3) Следствие, которое велось согласно инструкциям преступника Абакумова и под его непосредственным контролем, не было объективным и с самого начала имело своей целью фабрикацию "дела". (Мне это было совершенно ясно, была ясна и полная безнадежность попыток снять с себя нелепые и несправедливые обвинения.) Кроме того, следственными органами мне был представлен список в 40 человек, где были даже люди, просто заходившие в квартиру, не считая всех знакомых и родственников моих и моей жены.

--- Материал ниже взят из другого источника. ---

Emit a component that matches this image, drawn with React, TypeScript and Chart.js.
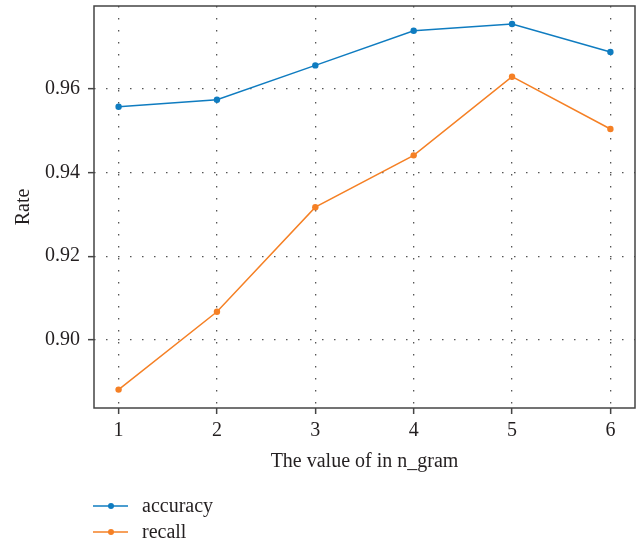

Мне было сказано, что, если я не буду "сознаваться" в том, что нужно следствию для создания моего "дела", то органы "будут принуждены" немедленно арестовать всех этих людей, т. е. применен метод самого безобразного шантажа.
Я не был человеком вполне здоровым со стороны нервной системы, поэтому ночные многочасовые допросы и вся атмосфера насилия и провокаций, царившая в МГБ 47–48 года очень скоро привели меня в состояние неспособности точно контролировать то, что делалось там под названием "ведения следствия".
По этим причинам я подписывал фальсифицированные протоколы, совершенно искажающие мои высказывания, и мои взгляды, и вообще всю мою личность.
Не говоря уже о полной юридической несостоятельности отождествления точек зрения литературных персонажей с точками зрения автора и незаконности использования художественного произведения в качестве обвинительного материала, указываю, как на пример пристрастного отношения следствия к моей рукописи, на то, что разговор террориста — Серпуховского с Глинским в так называемой "Сцене у библиотеки Ленина" оборван в протоколах именно так, что выброшена та часть, где видна оценка точек зрения двух персонажей.
Таким же пристрастным является уничтожение рукописи, с оставлением в деле только специально подобранных цитат. Роман уничтожен вопреки моему категорическому протесту, показывающему, что еще в 1947–48 году я считал, что рано или поздно эта рукопись не только перестанет быть обвинительным материалом, но, напротив, послужит со временем к снятию с меня всех обвинений.
Прошу о новом пересмотре дела и о полной реабилитации".